Suicide is not a crime, isn't it. Today globally at the rate of 2000 every single day, more than 700,000 people across the world die by suicide every year. Guyana, a South African country has the highest suicide rates in the world.
But now a new thought is shaping in the world. That thought is - decriminalisation of suicide because the people suffering to the extent that they are willing to take their lives have as much right as anyone and needs support and treatment. It is now time for the punishment of ill mental health to end and for the world to provide support to those forced to suffer in silence.
It is the fear of punishment and potential reprisals against loved ones that people refrain from seeking help which stops truthful reporting on suicide. This prevents governments to scale the solemnity of the issue and difficult to plan effective prevention efforts.

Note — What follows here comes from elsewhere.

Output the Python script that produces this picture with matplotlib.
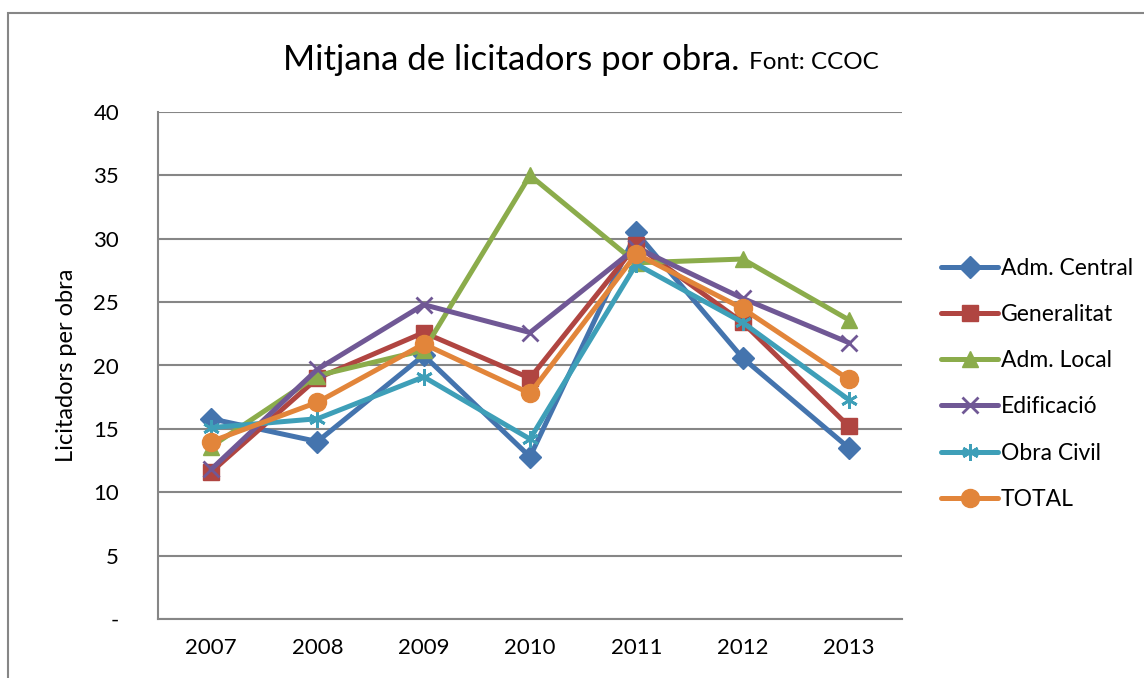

But now people have started demanding decriminalisation of suicide. Today, in 23 countries, attempting suicide is considered a criminal offence punishable with a fine to years of imprisonment. According to a report published in prominent Arab news channel Al Jazeera the World Health Organization (WHO) and International Association for Suicide Prevention marked September 10 as World Suicide Prevention Day, to help end the stigma surrounding suicide. It is a day designed to send a message to the world that suicide can be prevented and they have joined forces to press countries that still classify suicide as a criminal offence to change their laws. Their efforts are yielding in Island and developing countries like Ghana, Indonesia Pakistan Guyana St Lucia, the Bahamas and Suriname. Guyana, Pakistan, Ghana and Malaysia have made landmark reforms to decriminalise suicide. Today, the process of establishing suicide prevention centres throughout the Guyana is in full swing and public programmes to reduce suicide attempts are being organised.
The WHO is also lending its support for the decriminalisation of suicide.